So when I get a new phone, I immediately want to try to get as much access on it as possible (read: root it). Custom roms are wonderful, but in the case of the HTC Incredible I don’t think there are custom roms (yet).
After I rooted my HTC Incredible I started doing searches in the market for interesting things. I found some neat wireless utilities, I found a file manager that lets you browse SMB fileshares on the lan (NEAT.), I found a packetsniffer, and some more interesting tools.
The light came on over my head when I realized “Wait, a packet sniffer AND a wireless access point? .. can .. I sniff.. the wifi with this?!”. As it turns out the answer is yes – it takes some fenagling, and if you do it in the wrong order one application stomps the other (I’ve already written the author of the packet capture application about this but have not gotten a response yet).
Here is a quick walkthrough on how to turn an HTC Incredible into a rogue wireless access point:
- Root the phone. This can be done by visiting http://unrevoked.com/recovery/, downloading the app, and running it.
- Once the phone is rooted, go to the market, and install the wifi tether application: Be aware though, that with the HTC incredible there are additional steps to get this application to work (see their wiki page: http://code.google.com/p/android-wifi-tether/)
- Install the packet capture application. This also will need additional steps after the installation. (http://sites.google.com/site/androidarts/packet-sniffer)
- Once you have the packet sniffer installed, configure it to log to a file instead of a sql database. I wasn’t able to find the actual database this thing logs to, but the text file appears right at the root of the sdcard. It looks just like the ‘live’ output though, which I don’t think is a proper format. It doesn’t log raw traffic at all.
- Don’t start the sniffer or wifi tether yet – they must be configured beforehand.
- Go back to wifi-tether and configure the SSID. Name it something which will attract people in search of free wifi. Linksys. Dlink. Netgear. 2WIRE858. The SSID of a target network, perhaps. Again, do not turn on tethering here yet.
- Open up the packet sniffer again, and go to the ‘wifi capture’ section, then enable the capture, and if you’d like, enable logging packets to the screen.
- Hit the phones ‘home’ button to exit without stopping the packet capture tool, and re-open the wifi tethering tool. Once in the tethering tool, enable tethering.
- Hit home again, and go re open the packet capture tool. If anybody connects, wifi tether will tell you in the status bar at the top of the display, and you will start seeing arp traffic and dhcp traffic scroll in the live feed window as you would with any other packet sniffer.

There are several caveats to this though:
- This tool appears to not capture raw packets. You can do this from a terminal using TCPdump if you feel so inclined – the packet capture tool installation instructions have you install a new version of tcpdump. You should be able to use this to capture raw traffic and not just clear text
- Packet capture has to be running before wifi tether – if you try to do it the other way around wifi tether will hang and you’ll have to kill it.

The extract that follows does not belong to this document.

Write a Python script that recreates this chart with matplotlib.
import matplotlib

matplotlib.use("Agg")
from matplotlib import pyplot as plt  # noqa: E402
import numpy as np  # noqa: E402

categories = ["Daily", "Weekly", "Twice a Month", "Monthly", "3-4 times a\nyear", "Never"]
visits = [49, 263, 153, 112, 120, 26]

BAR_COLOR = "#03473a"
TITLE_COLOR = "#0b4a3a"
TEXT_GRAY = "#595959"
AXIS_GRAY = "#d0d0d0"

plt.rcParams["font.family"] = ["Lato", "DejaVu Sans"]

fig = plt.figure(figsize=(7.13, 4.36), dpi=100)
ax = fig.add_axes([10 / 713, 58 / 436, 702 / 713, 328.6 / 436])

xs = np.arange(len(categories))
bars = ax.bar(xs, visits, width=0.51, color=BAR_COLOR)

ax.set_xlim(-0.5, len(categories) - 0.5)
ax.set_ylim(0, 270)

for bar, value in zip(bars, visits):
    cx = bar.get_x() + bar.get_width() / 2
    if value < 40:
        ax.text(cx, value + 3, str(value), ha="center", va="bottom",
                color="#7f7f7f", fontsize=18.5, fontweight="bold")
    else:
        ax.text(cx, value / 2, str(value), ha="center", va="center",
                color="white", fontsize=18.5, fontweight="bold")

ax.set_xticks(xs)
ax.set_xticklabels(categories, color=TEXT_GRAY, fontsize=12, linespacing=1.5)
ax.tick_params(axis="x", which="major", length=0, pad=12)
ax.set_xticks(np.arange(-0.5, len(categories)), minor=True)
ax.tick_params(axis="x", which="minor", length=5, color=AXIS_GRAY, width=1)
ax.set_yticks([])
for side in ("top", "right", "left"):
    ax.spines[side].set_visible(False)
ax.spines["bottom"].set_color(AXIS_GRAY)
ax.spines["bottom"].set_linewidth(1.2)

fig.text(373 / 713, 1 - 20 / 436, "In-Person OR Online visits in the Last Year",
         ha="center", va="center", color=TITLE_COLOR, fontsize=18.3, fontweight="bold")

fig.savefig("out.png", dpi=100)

- This will also capture all the traffic from your phone to the internet, so if you’re trying to do a bunch of stuff on your phone while running a rogue access point, it will muddy your results.
This has been a fairly simple howto – you creative types will easily be able to find more interesting things to do with this.

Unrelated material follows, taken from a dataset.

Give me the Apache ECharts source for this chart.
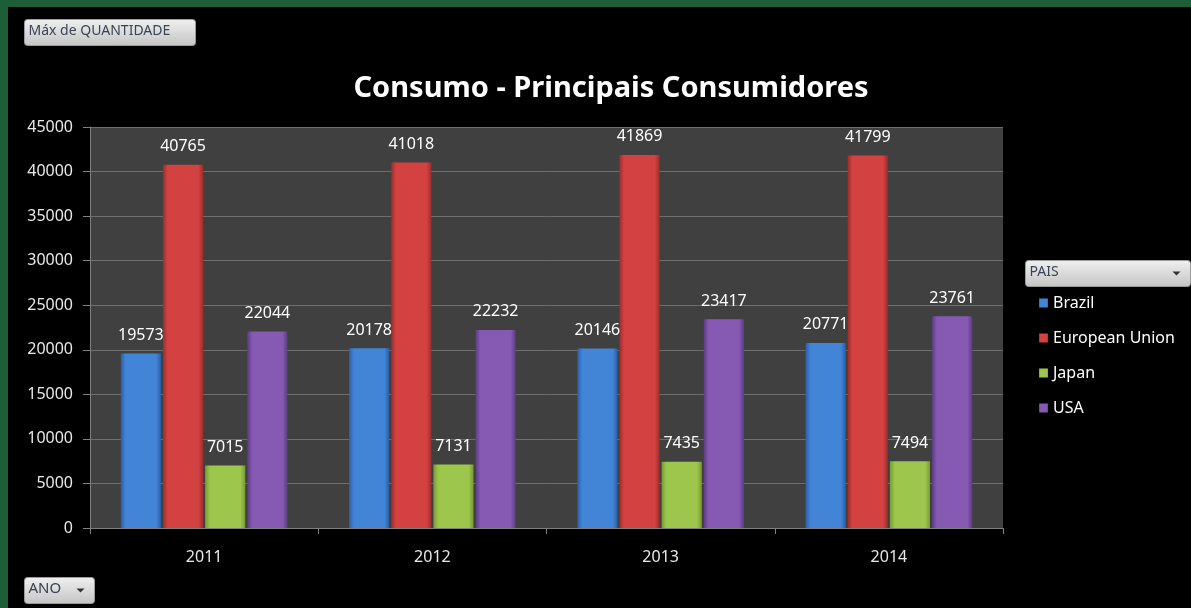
<!DOCTYPE html>
<html>
<head>
<meta charset="utf-8">
<script src="https://cdn.jsdelivr.net/npm/echarts@6/dist/echarts.min.js"></script>
<style>
html,body{margin:0;padding:0;background:#000;}
#c{width:1191px;height:608px;}
</style>
</head>
<body>
<div id="c"></div>
<script>
var years = ['2011', '2012', '2013', '2014'];
var brazil = [19573, 20178, 20146, 20771];
var eu = [40765, 41018, 41869, 41799];
var japan = [7015, 7131, 7435, 7494];
var usa = [22044, 22232, 23417, 23761];
var seriesNames = ['Brazil', 'European Union', 'Japan', 'USA'];

var baseColors = [
  ['#2a5fa8', '#4284d6', '#2a5fa8'],
  ['#9e2c2b', '#d34240', '#9e2c2b'],
  ['#789a33', '#9dc64c', '#789a33'],
  ['#5c3c82', '#8659b3', '#5c3c82']
];
function grad(c) {
  return new echarts.graphic.LinearGradient(0, 0, 1, 0, [
    {offset: 0, color: c[0]},
    {offset: 0.12, color: c[1]},
    {offset: 0.88, color: c[1]},
    {offset: 1, color: c[2]}
  ]);
}
var font = '"Noto Sans", "Open Sans", sans-serif';
var dataSets = [brazil, eu, japan, usa];

var chart = echarts.init(document.getElementById('c'));
var series = dataSets.map(function (d, i) {
  return {
    name: seriesNames[i],
    type: 'bar',
    data: d,
    barGap: '5%',
    barCategoryGap: '27%',
    itemStyle: {color: grad(baseColors[i])},
    label: {
      show: true, position: 'top', distance: 10,
      color: '#ffffff', fontSize: 16, fontFamily: font
    }
  };
});

var btnGrad = new echarts.graphic.LinearGradient(0, 0, 0, 1, [
  {offset: 0, color: '#f0f0f0'}, {offset: 1, color: '#c4c4c4'}
]);

chart.setOption({
  backgroundColor: '#000',
  animation: false,
  title: {
    text: 'Consumo - Principais Consumidores',
    left: 606, top: 69, textAlign: 'center',
    textStyle: {color: '#ffffff', fontSize: 29, fontWeight: 'bold', fontFamily: font}
  },
  grid: {left: 90, right: 188, top: 127, bottom: 80, show: true, backgroundColor: '#404040', borderWidth: 0},
  legend: {
    orient: 'vertical', left: 1034, top: 290,
    itemWidth: 9, itemHeight: 9, itemGap: 19,
    icon: 'rect',
    textStyle: {color: '#ffffff', fontSize: 16, fontFamily: font}
  },
  xAxis: {
    type: 'category', data: years,
    axisLine: {lineStyle: {color: '#808080'}},
    axisTick: {show: true, length: 6, lineStyle: {color: '#808080'}},
    axisLabel: {color: '#e8e8e8', fontSize: 16, fontFamily: font, margin: 21}
  },
  yAxis: {
    type: 'value', min: 0, max: 45000, interval: 5000,
    axisLine: {show: true, lineStyle: {color: '#808080'}},
    axisTick: {show: true, length: 7, lineStyle: {color: '#808080'}},
    axisLabel: {color: '#e8e8e8', fontSize: 16, fontFamily: font, margin: 17,
      formatter: function (v) { return String(v); }},
    splitLine: {lineStyle: {color: '#6e6e6e', width: 1}}
  },
  series: series,
  graphic: [
    {type: 'rect', left: 0, top: 0, shape: {width: 1191, height: 7}, style: {fill: '#1b5e37'}, silent: true},
    {type: 'rect', left: 0, top: 0, shape: {width: 8, height: 608}, style: {fill: '#1b5e37'}, silent: true},
    {type: 'group', left: 24, top: 19, children: [
      {type: 'rect', shape: {width: 171, height: 26, r: 3}, style: {fill: btnGrad, stroke: '#9a9a9a', lineWidth: 1}},
      {type: 'text', left: 4, top: 5, style: {text: 'Máx de QUANTIDADE', fill: '#3a4456', fontSize: 14, fontFamily: font}}
    ]},
    {type: 'group', left: 24, top: 577, children: [
      {type: 'rect', shape: {width: 70, height: 26, r: 3}, style: {fill: btnGrad, stroke: '#9a9a9a', lineWidth: 1}},
      {type: 'text', left: 4, top: 4, style: {text: 'ANO', fill: '#3a4456', fontSize: 15, fontFamily: font}},
      {type: 'polygon', shape: {points: [[52, 11], [60, 11], [56, 15]]}, style: {fill: '#333'}}
    ]},
    {type: 'group', left: 1025, top: 260, children: [
      {type: 'rect', shape: {width: 165, height: 26, r: 3}, style: {fill: btnGrad, stroke: '#9a9a9a', lineWidth: 1}},
      {type: 'text', left: 4, top: 5, style: {text: 'PAIS', fill: '#3a4456', fontSize: 14, fontFamily: font}},
      {type: 'polygon', shape: {points: [[147, 11], [155, 11], [151, 15]]}, style: {fill: '#333'}}
    ]}
  ]
});
</script>
</body>
</html>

My wishlist after figuring this out? – An app that acts like airodump – I want to see clients probing for networks so that I can “give them what they want”. I also want this packet capture tool to log raw data, not just plaintext stuff. Now that this is possible, I wish for tools like drifnet, dsniff, and others of that sort to become available on the android platform. The objective here would be to use this during a pen test as a tool to capture data, then bring it back to the labs for analysis.